Em Foco 0107

Há 20 anos, mais um plano econômico entrava em vigor no Brasil, prometendo matar de vez o dragão da inflação. Ao contrário dos finados Cruzado, Bresser, Verão e Collor, o Real deu certo. Em duas décadas, o país mudou, mas não podemos ficar deitados em berço esplêndido. É o tema do Em Foco do Diario desta terça-feira, escrito por Tatiana Nascimento.

20 velinhas no bolo do Real

O plano que colocou um fim à hiperinflação completa hoje duas décadas de uma trajetória às vezes tortuosa, mas ainda no caminho certo

Tatiana Nascimento

Vinte anos atrás, o Recife contava com 50 agências bancárias. Em um dia comum, aquele 1º de julho de 1994 seria assim: as pessoas iriam aos bancos para sacar seus cruzeiros reais. Depois seguiriam até o supermercado para tentar driblar o dragão da hiperinflação e as remarcações de preços. Só que aquele dia não tinha nada de comum. O povo até correu para os bancos. Mas foi trocar seus cruzeiros reais por reais. A nova moeda do novo plano que prometia acabar com a inflação e colocar a economia do país no prumo começava a valer naquela sexta-feira.
Fazia apenas dois meses que o Brasil havia perdido Ayrton Senna na curva Tamburello.
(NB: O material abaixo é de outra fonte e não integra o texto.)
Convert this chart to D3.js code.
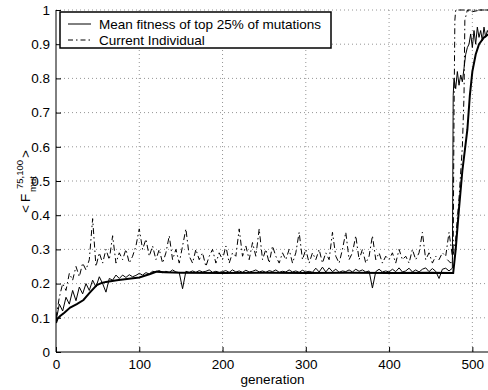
<!DOCTYPE html>
<html><head><meta charset="utf-8">
<script src="https://cdn.jsdelivr.net/npm/d3@7"></script>
<style>body{margin:0;background:#fff}svg{display:block}text{font-family:"Liberation Sans",Arial,Helvetica,sans-serif;fill:#000}</style>
</head><body><svg id="c" width="488" height="390"></svg>
<script>
// ---- data ----
const xTicks = [0,100,200,300,400,500];
const yTicks = [0,0.1,0.2,0.3,0.4,0.5,0.6,0.7,0.8,0.9,1];
const legendLabels = ["Mean fitness of top 25% of mutations","Current Individual"];
const noisyGen = d3.range(0, 480, 4);   // sampling grid, generations 0..476

const currentA = [
0.10,0.16,0.20,0.18,0.23,0.21,0.25,0.22,0.26,0.24,
0.27,0.39,0.25,0.29,0.26,0.30,0.27,0.34,0.26,0.29,
0.27,0.30,0.26,0.28,0.31,0.36,0.30,0.33,0.28,0.31,
0.27,0.30,0.26,0.29,0.34,0.27,0.30,0.26,0.31,0.36,
0.28,0.26,0.30,0.27,0.29,0.25,0.28,0.30,0.26,0.29,
0.27,0.31,0.26,0.29,0.28,0.36,0.28,0.31,0.27,0.32,
0.28,0.36,0.27,0.30,0.26,0.31,0.28,0.26,0.29,0.27,
0.30,0.26,0.29,0.35,0.27,0.30,0.26,0.29,0.27,0.30,
0.26,0.29,0.27,0.35,0.28,0.26,0.30,0.35,0.27,0.29,
0.34,0.27,0.30,0.26,0.28,0.34,0.27,0.29,0.26,0.28,
0.27,0.29,0.26,0.30,0.27,0.28,0.26,0.30,0.27,0.29,
0.35,0.27,0.29,0.26,0.28,0.27,0.29,0.28,0.35,0.28];
const tailGenA = [477,478,479,480,490,500,510,520];
const tailA    = [0.30,0.70,0.97,1.0,1.0,0.995,1.0,1.0];

const thinNoisy = [
0.09,0.14,0.12,0.16,0.14,0.18,0.15,0.19,0.17,0.20,
0.18,0.21,0.19,0.22,0.20,0.175,0.215,0.21,0.225,0.215,
0.225,0.218,0.226,0.22,0.224,0.23,0.225,0.232,0.228,0.236,
0.234,0.238,0.232,0.236,0.233,0.24,0.234,0.232,0.185,0.236,
0.233,0.237,0.233,0.238,0.234,0.236,0.24,0.233,0.236,0.233,
0.235,0.238,0.233,0.24,0.234,0.237,0.233,0.239,0.234,0.236,
0.24,0.234,0.237,0.233,0.238,0.235,0.24,0.233,0.236,0.234,
0.24,0.234,0.237,0.233,0.239,0.234,0.236,0.233,0.245,0.234,
0.248,0.234,0.246,0.235,0.242,0.233,0.237,0.235,0.24,0.234,
0.242,0.236,0.24,0.234,0.237,0.187,0.235,0.242,0.234,0.237,
0.234,0.242,0.235,0.246,0.234,0.237,0.245,0.234,0.24,0.234,
0.242,0.246,0.235,0.244,0.236,0.215,0.242,0.245,0.237,0.245];
const tailGenThin = [477,478,480,482,484,486,488,490,492,494,496,498,500,502,504,506,508,510,512,514,516,518,520];
const tailThin    = [0.75,0.80,0.77,0.82,0.78,0.81,0.79,0.83,0.87,0.89,0.90,0.93,0.89,0.94,0.90,0.95,0.92,0.94,0.91,0.95,0.92,0.94,0.93];

const genB = [470,474,476,480,484,488,490,491,494,505,520];
const currentB = [0.27,0.26,0.27,0.33,0.45,0.60,0.75,0.97,1.0,1.0,1.0];

const meanGen = [0,2,5,10,17,25,33,40,49,55,60,73,90,100,113,121,130,150,200,250,300,350,400,450,477,480,484,488,494,497,500,504,508,514,520];
const meanVal = [0.085,0.098,0.105,0.115,0.13,0.14,0.152,0.172,0.196,0.202,0.205,0.21,0.215,0.218,0.228,0.235,0.233,0.232,0.231,0.232,0.231,0.232,0.231,0.232,0.231,0.30,0.42,0.53,0.65,0.75,0.82,0.87,0.90,0.92,0.93];

// ---- drawing ----
const svg = d3.select("#c");
const x = d3.scaleLinear().domain([0,520]).range([56,489]);
const y = d3.scaleLinear().domain([0,1]).range([352,10]);
const pts = (g,v) => g.map((gg,i)=>[gg,v[i]]);
const line = d3.line().x(d=>x(d[0])).y(d=>y(d[1]));

svg.append("defs").append("clipPath").attr("id","clip")
  .append("rect").attr("x",56).attr("y",8).attr("width",433).attr("height",346);

// grid
const grid = svg.append("g");
grid.selectAll("line.gy").data(yTicks.filter(d=>d>0)).join("line")
  .attr("x1",56).attr("x2",489).attr("y1",d=>y(d)).attr("y2",d=>y(d))
  .attr("stroke","#7a7a7a").attr("stroke-width",0.8).attr("stroke-dasharray","1,3");
grid.selectAll("line.gx").data(xTicks.filter(d=>d>0)).join("line")
  .attr("y1",10).attr("y2",352).attr("x1",d=>x(d)).attr("x2",d=>x(d))
  .attr("stroke","#7a7a7a").attr("stroke-width",0.8).attr("stroke-dasharray","1,3");

const plot = svg.append("g").attr("clip-path","url(#clip)").attr("fill","none").attr("stroke","#000");
const dd = "6,3,1.5,3";
plot.append("path").attr("d",line(pts(genB,currentB)))
  .attr("stroke-width",1).attr("stroke-dasharray",dd);
plot.append("path").attr("d",line(pts(noisyGen,currentA).concat(pts(tailGenA,tailA))))
  .attr("stroke-width",1).attr("stroke-dasharray",dd);
plot.append("path").attr("d",line(pts(noisyGen,thinNoisy).concat(pts(tailGenThin,tailThin))))
  .attr("stroke-width",1);
plot.append("path").attr("d",line(pts(meanGen,meanVal)))
  .attr("stroke-width",2);

// axes (MATLAB style, inward ticks)
const xa = svg.append("g").attr("transform","translate(0,352)")
  .call(d3.axisBottom(x).tickValues(xTicks).tickSizeInner(-5).tickSizeOuter(0).tickPadding(7).tickFormat(d3.format("d")));
const ya = svg.append("g").attr("transform","translate(56,0)")
  .call(d3.axisLeft(y).tickValues(yTicks).tickSizeInner(-5).tickSizeOuter(0).tickPadding(6).tickFormat(d=>d===0||d===1?String(d):d3.format(".1f")(d)));
[xa,ya].forEach(a=>{
  a.select(".domain").attr("stroke","#000").attr("stroke-width",1);
  a.selectAll(".tick line").attr("stroke","#000");
  a.selectAll("text").attr("font-size",13.5).attr("font-family","Liberation Sans, Arial, sans-serif");
});
xa.select(".domain").attr("d","M56,0H489");
ya.select(".domain").attr("d","M0,10V352");

svg.append("text").attr("x",272.5).attr("y",384).attr("text-anchor","middle")
  .attr("font-size",13.5).text("generation");

// y label: < F^{75,100}_{mut} >
const yl = svg.append("g").attr("transform","translate(30,181) rotate(-90)");
yl.append("text").attr("x",-32).attr("y",0).attr("font-size",13.5).text("<");
yl.append("text").attr("x",-21).attr("y",0).attr("font-size",13.5).text("F");
yl.append("text").attr("x",-8).attr("y",-7).attr("font-size",9.5).text("75,100");
yl.append("text").attr("x",-11).attr("y",6).attr("font-size",9.5).text("mut");
yl.append("text").attr("x",23).attr("y",0).attr("font-size",13.5).text(">");

// legend
const lg = svg.append("g");
lg.append("rect").attr("x",60).attr("y",12).attr("width",271).attr("height",36)
  .attr("fill","#fff").attr("stroke","#000").attr("stroke-width",1.5);
const rows = [{lab:legendLabels[0],dash:null,yy:24},{lab:legendLabels[1],dash:"5,3,1.5,3",yy:40}];
rows.forEach(r=>{
  lg.append("line").attr("x1",68).attr("x2",91).attr("y1",r.yy).attr("y2",r.yy)
    .attr("stroke","#000").attr("stroke-width",1).attr("stroke-dasharray",r.dash);
  lg.append("text").attr("x",99).attr("y",r.yy+5).attr("font-size",13.5).text(r.lab);
});
</script></body></html>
Nos Estados Unidos, a Seleção de Carlos Alberto Parreira tinha se classificado em primeiro no grupo B e treinava para pegar os anfitriões em pleno Dia da Independência (deles), enquanto a Argentina vivia o choque do doping de Diego Maradona. Mas naquele dia os holofotes eram econômicos. A manchete do Diario dizia de forma direta “Brasil: agora é real”. Era real mesmo. Depois do treino com a URV, o país entrava em um novo período de expectativa.
Expectativa e novidades. Os centavos passaram a valer. Moedeiros viraram moda. O frango, quem diria, tornou-se garoto-propaganda do governo. E colocar uma dentadura era uma felicidade só. O real estava equiparado ao dólar. Viajar para o exterior e trazer importado na bagagem não era mais sonho impossível para a classe média daquela época. Durante as duas décadas de vida do Plano Real, o país viu a taxa de juros bater os 45% e cair para 7,25% (o menor nível da história). Acompanhou o surgimento do Bolsa Família e do Minha Casa, Minha Vida.
Nos últimos 20 anos, o brasileiro começou a viver uma paixão ardente com o crediário e o cartão de crédito. Comprou carro e TV nova para ver as Copas de 1998, 2002, 2006, 2010 e 2014. O melhor foi que amordaçaram o dragão. Na véspera do lançamento da nova moeda, o então ministro da Fazenda, Rubens Ricupero, garantiu que a inflação iria “despencar em julho.” Despencou. “Aqui jaz a moeda que acumulou, de julho de 1965 a junho de 1994, uma inflação de 1,1 quatrilhão por cento”, destacava o jornalista Joelmir Beting.
Na verdade, era uma moeda que tinha tido vários nomes, zeros e estampas, em um país calejado por planos que, como o Real, também tinham chegado com a promessa de acabar com a inflação. Só em 1993 foram 2.477,15%. Mas ao contrário dos finados Cruzado, Bresser, Verão e Collor, o Real deu certo. E ainda dá, mesmo com os obstáculos que apareceram pelo caminho, como as crises internacionais da Rússia, México e Ásia, a maxidesvalorização do câmbio, o medo (infundado) de que a eleição de Lula colocasse tudo a perder.
A crise de 2008 começou nos Estados Unidos e chegou como um tsunami na Europa. Claro que aqui não foi “só uma marolinha”, mas a onda não nos derrubou. Impactou no crescimento do PIB, é verdade. A inflação (muito longe de ser hiper) está aí. E hoje já não sabe mais o que é centro (4,5%) e, sem cerimônia, bate à porta do teto da meta estabelecida pelo Banco Central (6,5%). Alta, mas perfeitamente controlável. Dragão bom é dragão que domina as histórias infantis. Na realidade, melhor ficarmos com o frango no prato e nosso dinheiro no bolso.